The Kiss of Death (Italian: Il Bacio della Morte), also known as The Last Kiss (Italian: L’Ultimo Bacio), is a black and white photograph by an unknown author, taken on 12 May 1957. It depicts the moment in which Linda Christian kisses Alfonso de Portago at a brief stop during the 1957 Mille Miglia race in northern Italy. Portago was killed moments later when a tire burst at 150 mph in Guidizzolo, Cavriana. Over the years, it has become one of the most renowned photographs of kisses and a symbol of young audacity and passion.

The photograph depicts actress Linda Christian (wearing a dotted dress and headscarf), leaning in for a short kiss with Formula 1 driver Alfonso de Portago who wears the typical 1950's racing gear; a white helmet, goggles and a leather jacket. A crowd of onlookers joyfully stares, while journalists immortalise the scene with their cameras. The photograph became famous in Italy and was popularly named "Il Bacio della Morte" (The Kiss of Death) in reference to Portago's death shortly after the image was taken. The image was published in newspapers in the days following the race. Life magazine gave fame to the photograph after it published it in its May 27 issue, under the title "Death finally takes a man who courted it".

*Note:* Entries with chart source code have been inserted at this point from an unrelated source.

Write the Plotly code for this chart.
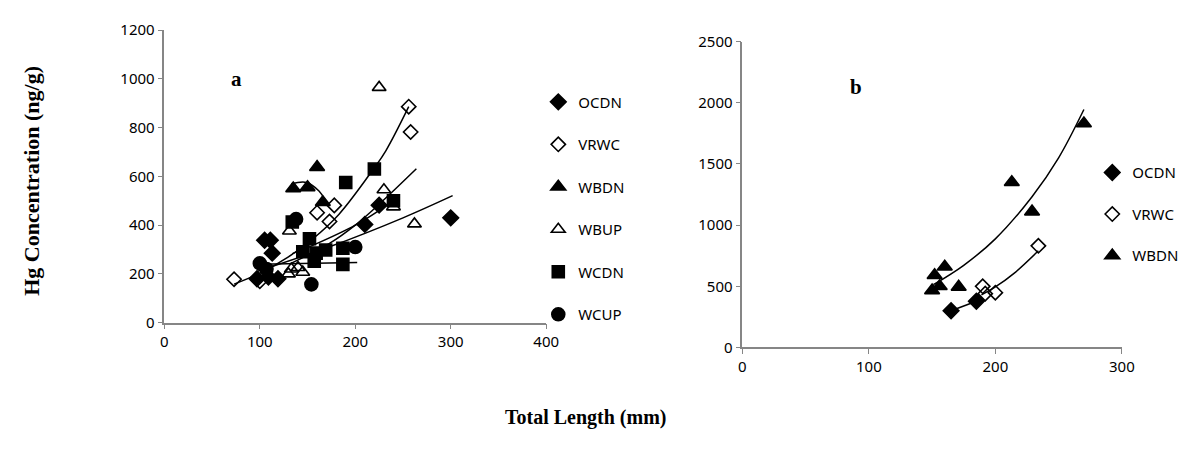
import plotly.graph_objects as go

W, H = 1194, 454

# ---------------- Panel a data ----------------
a_ocdn_x = [97, 109, 119, 105, 111, 113, 210, 225, 300]
a_ocdn_y = [180, 187, 180, 338, 338, 285, 403, 482, 430]
a_vrwc_x = [73, 100, 160, 173, 178, 256, 258]
a_vrwc_y = [178, 170, 451, 415, 481, 886, 782]
a_wbdn_x = [135, 150, 160, 166]
a_wbdn_y = [550, 555, 638, 494]
a_wbup_x = [131, 133, 140, 145, 130, 230, 240, 225, 262]
a_wbup_y = [376, 220, 226, 207, 200, 545, 475, 965, 405]
a_wcdn_x = [134, 152, 145, 159, 169, 187, 157, 187, 190, 220, 240]
a_wcdn_y = [413, 344, 291, 285, 298, 305, 252, 239, 575, 630, 500]
a_wcup_x = [100, 107, 138, 154, 200]
a_wcup_y = [243, 220, 425, 157, 310]

# trendlines (panel a)
a_t_vrwc_x = [73, 100, 130, 155, 183, 219, 232, 256]
a_t_vrwc_y = [158, 203, 270, 342, 445, 630, 705, 886]
a_t_ocdn_x = [97, 173, 250, 302]
a_t_ocdn_y = [210, 311, 430, 521]
a_t_wbup_x = [131, 173, 200, 224, 264]
a_t_wbup_y = [240, 325, 400, 482, 631]
a_t_wcdn_x = [134, 156, 200, 240]
a_t_wcdn_y = [283, 318, 400, 500]
a_t_wcup_x = [100, 202]
a_t_wcup_y = [240, 247]
a_t_wbdn_x = [133, 149, 162, 168]
a_t_wbdn_y = [570, 575, 540, 505]

# ---------------- Panel b data ----------------
b_ocdn_x = [165, 185]
b_ocdn_y = [300, 378]
b_vrwc_x = [190, 192, 200, 234]
b_vrwc_y = [500, 440, 448, 831]
b_wbdn_x = [150, 152, 156, 160, 171, 213, 229, 270]
b_wbdn_y = [466, 590, 500, 660, 495, 1350, 1110, 1830]

b_t_ocdn_x = [165, 185]
b_t_ocdn_y = [300, 378]
b_t_vrwc_x = [189, 200, 215, 234]
b_t_vrwc_y = [430, 495, 608, 790]
b_t_wbdn_x = [151, 175, 200, 229, 250, 270]
b_t_wbdn_y = [513, 672, 888, 1232, 1550, 1945]

a_ticks_x = [0, 100, 200, 300, 400]
a_ticks_y = [0, 200, 400, 600, 800, 1000, 1200]
b_ticks_x = [0, 100, 200, 300]
b_ticks_y = [0, 500, 1000, 1500, 2000, 2500]

names = ["OCDN", "VRWC", "WBDN", "WBUP", "WCDN", "WCUP"]
symbols = {"OCDN": "diamond", "VRWC": "diamond-open", "WBDN": "triangle-up",
           "WBUP": "triangle-up-open", "WCDN": "square", "WCUP": "circle"}
sizes = {"OCDN": 12, "VRWC": 11, "WBDN": 13, "WBUP": 12, "WCDN": 12, "WCUP": 13}

fig = go.Figure()

def add_pts(x, y, name, xa, ya, legend):
    fig.add_trace(go.Scatter(
        x=x, y=y, mode="markers", name=name, xaxis=xa, yaxis=ya,
        legend=legend, legendgroup=legend + name,
        marker=dict(symbol=symbols[name], size=sizes[name], color="black",
                    line=dict(color="black", width=1.6)),
        cliponaxis=False))

def add_line(x, y, xa, ya):
    fig.add_trace(go.Scatter(
        x=x, y=y, mode="lines", xaxis=xa, yaxis=ya, showlegend=False,
        line=dict(color="black", width=1.5, shape="spline"), hoverinfo="skip"))

# trendlines first (beneath markers)
add_line(a_t_vrwc_x, a_t_vrwc_y, "x", "y")
add_line(a_t_ocdn_x, a_t_ocdn_y, "x", "y")
add_line(a_t_wbup_x, a_t_wbup_y, "x", "y")
add_line(a_t_wcdn_x, a_t_wcdn_y, "x", "y")
add_line(a_t_wcup_x, a_t_wcup_y, "x", "y")
add_line(a_t_wbdn_x, a_t_wbdn_y, "x", "y")
add_line(b_t_ocdn_x, b_t_ocdn_y, "x2", "y2")
add_line(b_t_vrwc_x, b_t_vrwc_y, "x2", "y2")
add_line(b_t_wbdn_x, b_t_wbdn_y, "x2", "y2")

a_data = {"OCDN": (a_ocdn_x, a_ocdn_y), "VRWC": (a_vrwc_x, a_vrwc_y),
          "WBDN": (a_wbdn_x, a_wbdn_y), "WBUP": (a_wbup_x, a_wbup_y),
          "WCDN": (a_wcdn_x, a_wcdn_y), "WCUP": (a_wcup_x, a_wcup_y)}
for n in names:
    add_pts(a_data[n][0], a_data[n][1], n, "x", "y", "legend")

b_data = {"OCDN": (b_ocdn_x, b_ocdn_y), "VRWC": (b_vrwc_x, b_vrwc_y),
          "WBDN": (b_wbdn_x, b_wbdn_y)}
for n in ["OCDN", "VRWC", "WBDN"]:
    add_pts(b_data[n][0], b_data[n][1], n, "x2", "y2", "legend2")

def px(v):
    return v / W

def py(v):
    return 1 - v / H

tick_font = "Noto Sans"
axis_common = dict(showgrid=False, zeroline=False, showline=True,
                   linecolor="#868686", linewidth=1.5, ticks="outside",
                   tickcolor="#868686", ticklen=5, tickwidth=1.2,
                   tickfont=dict(family=tick_font, size=15, color="black"))

serif = "Liberation Serif"
fig.update_layout(
    width=W, height=H, margin=dict(l=0, r=0, t=0, b=0),
    paper_bgcolor="white", plot_bgcolor="white", showlegend=True,
    xaxis=dict(domain=[px(162.7), px(550)], range=[0, 400], tickvals=a_ticks_x,
               anchor="y", **axis_common),
    yaxis=dict(domain=[py(326), py(20)], range=[0, 1200], tickvals=a_ticks_y,
               anchor="x", **axis_common),
    xaxis2=dict(domain=[px(749), px(1134)], range=[0, 300], tickvals=b_ticks_x,
                anchor="y2", **axis_common),
    yaxis2=dict(domain=[py(352), py(32)], range=[0, 2500], tickvals=b_ticks_y,
                anchor="x2", **axis_common),
    legend=dict(x=px(542), y=py(78), xanchor="left", yanchor="top",
                bgcolor="rgba(0,0,0,0)", tracegroupgap=20, itemwidth=30,
                font=dict(family=tick_font, size=15, color="black")),
    legend2=dict(x=px(1104), y=py(152), xanchor="left", yanchor="top",
                 bgcolor="rgba(0,0,0,0)", tracegroupgap=19, itemwidth=30,
                 font=dict(family=tick_font, size=15, color="black")),
    annotations=[
        dict(text="<b>a</b>", x=px(236), y=py(71), xref="paper", yref="paper",
             xanchor="center", yanchor="middle", showarrow=False,
             font=dict(family=serif, size=21, color="black")),
        dict(text="<b>b</b>", x=px(864), y=py(79), xref="paper", yref="paper",
             xanchor="center", yanchor="middle", showarrow=False,
             font=dict(family=serif, size=21, color="black")),
        dict(text="<b>Hg Concentration (ng/g)</b>", x=px(28), y=py(178), xref="paper",
             yref="paper", xanchor="center", yanchor="middle", textangle=-90,
             showarrow=False, font=dict(family=serif, size=22, color="black")),
        dict(text="<b>Total Length (mm)</b>", x=px(590), y=py(425), xref="paper",
             yref="paper", xanchor="center", yanchor="middle", showarrow=False,
             font=dict(family=serif, size=20, color="black")),
    ],
)

fig.write_html("out.html")
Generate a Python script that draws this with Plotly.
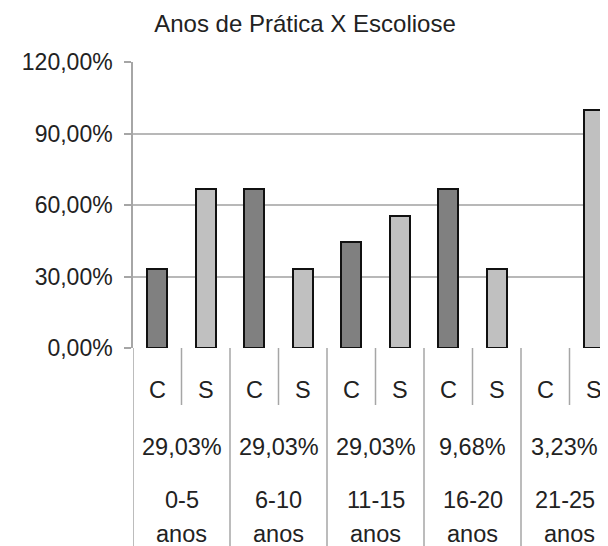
import plotly.graph_objects as go

# ---- data ----
title_text = "Anos de Prática X Escoliose"
groups = ["0-5", "6-10", "11-15", "16-20", "21-25"]
group_unit = "anos"
group_share = ["29,03%", "29,03%", "29,03%", "9,68%", "3,23%"]
sub_labels = ["C", "S"]
com_escoliose = [33.33, 66.67, 44.44, 66.67, 0.0]   # C (%)
sem_escoliose = [66.67, 33.33, 55.56, 33.33, 100.0]  # S (%)
y_ticks = [0, 0.3, 0.6, 0.9, 1.2]

FONT = "Liberation Sans, Arial, sans-serif"
TXT = "#222222"
C_COLOR = "#808080"
S_COLOR = "#c0c0c0"
LINE_GRAY = "#a6a6a6"
LAB_SIZE = 23.5

n = len(groups)
x_c = [2 * g for g in range(n)]
x_s = [2 * g + 1 for g in range(n)]

fig = go.Figure()
fig.add_bar(x=x_c, y=[v / 100 for v in com_escoliose], width=0.42,
            marker=dict(color=C_COLOR,
                        line=dict(color="#111111", width=[2 if v > 0 else 0 for v in com_escoliose])),
            name="C", cliponaxis=False)
fig.add_bar(x=x_s, y=[v / 100 for v in sem_escoliose], width=0.42,
            marker=dict(color=S_COLOR,
                        line=dict(color="#111111", width=[2 if v > 0 else 0 for v in sem_escoliose])),
            name="S", cliponaxis=False)

# plot area: 286px tall
H = 286.0
def py(px_below):
    return -px_below / H

shapes = []
annotations = []
for g in range(n + 1):
    shapes.append(dict(type="line", xref="x", yref="paper", x0=2 * g - 0.5, x1=2 * g - 0.5,
                       y0=0, y1=py(210), line=dict(color=LINE_GRAY, width=1.5)))
for g in range(n):
    shift = -5 if g == n - 1 else 0  # last group is clipped by the window edge
    shapes.append(dict(type="line", xref="x", yref="paper", x0=2 * g + 0.5, x1=2 * g + 0.5,
                       y0=0, y1=py(57), line=dict(color=LINE_GRAY, width=1.5)))
    for k, lab in enumerate(sub_labels):
        annotations.append(dict(x=2 * g + k, y=py(42), xref="x", yref="paper", text=lab,
                                showarrow=False, yanchor="middle", xanchor="center",
                                font=dict(size=LAB_SIZE, color=TXT, family=FONT)))
    annotations.append(dict(x=2 * g + 0.5, y=py(99), xref="x", yref="paper", text=group_share[g],
                            showarrow=False, yanchor="middle", xanchor="center", xshift=shift,
                            font=dict(size=LAB_SIZE, color=TXT, family=FONT)))
    annotations.append(dict(x=2 * g + 0.5, y=py(152), xref="x", yref="paper", text=groups[g],
                            showarrow=False, yanchor="middle", xanchor="center", xshift=shift,
                            font=dict(size=LAB_SIZE, color=TXT, family=FONT)))
    annotations.append(dict(x=2 * g + 0.5, y=py(186), xref="x", yref="paper", text=group_unit,
                            showarrow=False, yanchor="middle", xanchor="center",
                            font=dict(size=LAB_SIZE, color=TXT, family=FONT)))

W, HT = 608, 546
ML, MT, MR = 125, 54, 0
MB = HT - MT - int(H)
plot_w = W - ML - MR

fig.update_layout(
    width=W, height=HT,
    margin=dict(l=ML, r=MR, t=MT, b=MB),
    paper_bgcolor="white", plot_bgcolor="white",
    showlegend=False,
    separators=",.",
    title=dict(text=title_text, x=297 / W, xref="container", xanchor="center",
               y=1 - 16 / HT, yref="container", yanchor="middle",
               font=dict(size=24, color=TXT, family=FONT)),
    bargap=0, barmode="overlay",
    shapes=shapes, annotations=annotations,
    font=dict(family=FONT, color=TXT),
)
fig.update_xaxes(range=[-0.5, -0.5 + plot_w / 48.5], showticklabels=False, showgrid=False,
                 zeroline=False, showline=False, ticks="")
fig.update_yaxes(range=[0, 1.2], tickvals=y_ticks, tickformat=".2%",
                 showgrid=True, gridcolor="#b8b8b8", gridwidth=1.5,
                 zeroline=False, showline=True, linecolor=LINE_GRAY, linewidth=1.5,
                 ticks="outside", ticklen=7, tickcolor=LINE_GRAY, tickwidth=1.5,
                 ticklabelstandoff=7,
                 tickfont=dict(size=23, color=TXT, family=FONT))

fig.write_html("out.html")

In later interviews, Linda Christian remembered the moment almost like a premonition:

I had a strange sensation with that kiss. It was cold, and it caused me to look for the first time at Nelson seated behind him. He seemed to be like a mummy, gray, ashen, as if mesmerised. He had the eyes of someone who had suffered an enormous shock.

The image is part of the Bettmann Archive, stored in the Iron Mountain National Underground Storage Facility, a former limestone quarry located 220 feet (67 m) below ground in western Pennsylvania.